Any other talk shows that you can mention that might interest people? Well, the show that I do with Andy Breckmen, it’s called Seven Second Delay, it’s a pretty popular show. And a great show with two women hosts, Shut Up Weirdo, every week it’s a different topic and people calling up and telling stories, really, really funny stories. And then Monday nights, we have a new game show called Dr. Gameshow, it’s a different game show every week.
Do you listen to any local Jersey City bands? I do. We did a big event here with Rye Coalition and The Black Hollies, and there was this great Jersey City Electronic band we used to play a lot, Lismore, I don’t think they’re around anymore.
Can you tell me about the WFMU documentary? There’s a feature-length documentary film about WFMU, [and] it’s called Sex and Broadcasting.
Why is it called Sex and Broadcasting ? It’s called Sex and Broadcasting because of this book here, Original Sex and Broadcasting: A Handbook on Starting a Radio Station for the Community, and this book came out in 1972. This book actually was responsible for hundreds of radio stations going on the air in the seventies.
How is the documentary shot? It’s sort of a year-in-the-life of the radio station and that year was 2009, which was a year that we had a lot of financial crisis because of the mortgage crisis.

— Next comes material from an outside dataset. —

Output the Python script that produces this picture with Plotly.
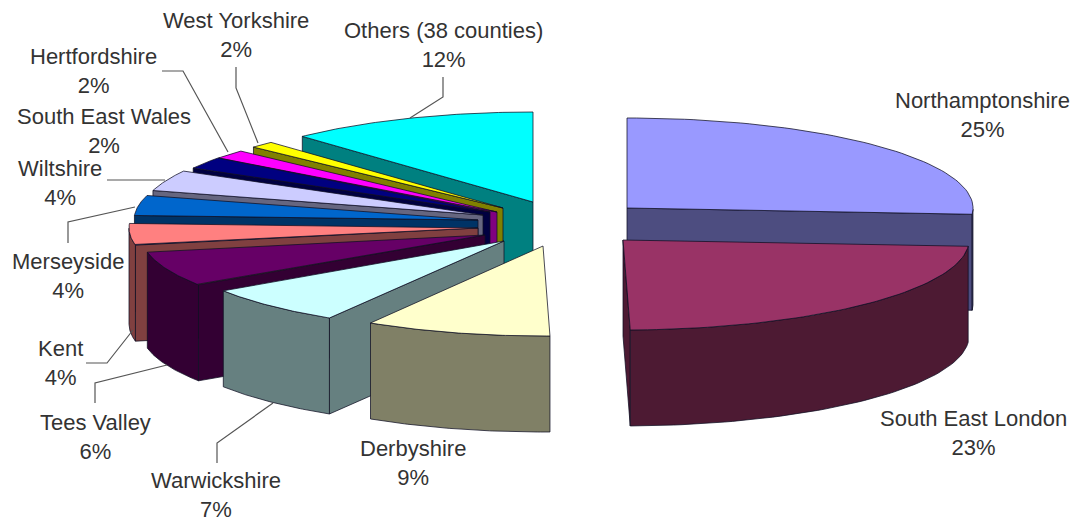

Any future plans for the station? Well, we’re really excited about Monty Hall, having our own club. I’m also really excited about upgrading our whole digital platform, which were deep in the process of. We’re going to help other radio stations as well as journalists, and other makers of digital content with a lot of the technology that we’ve developed.
Jayne Freeman
FYI – Lismore became The Golden Filter and is now located in London; they tour extensively throughout the UK and Europe.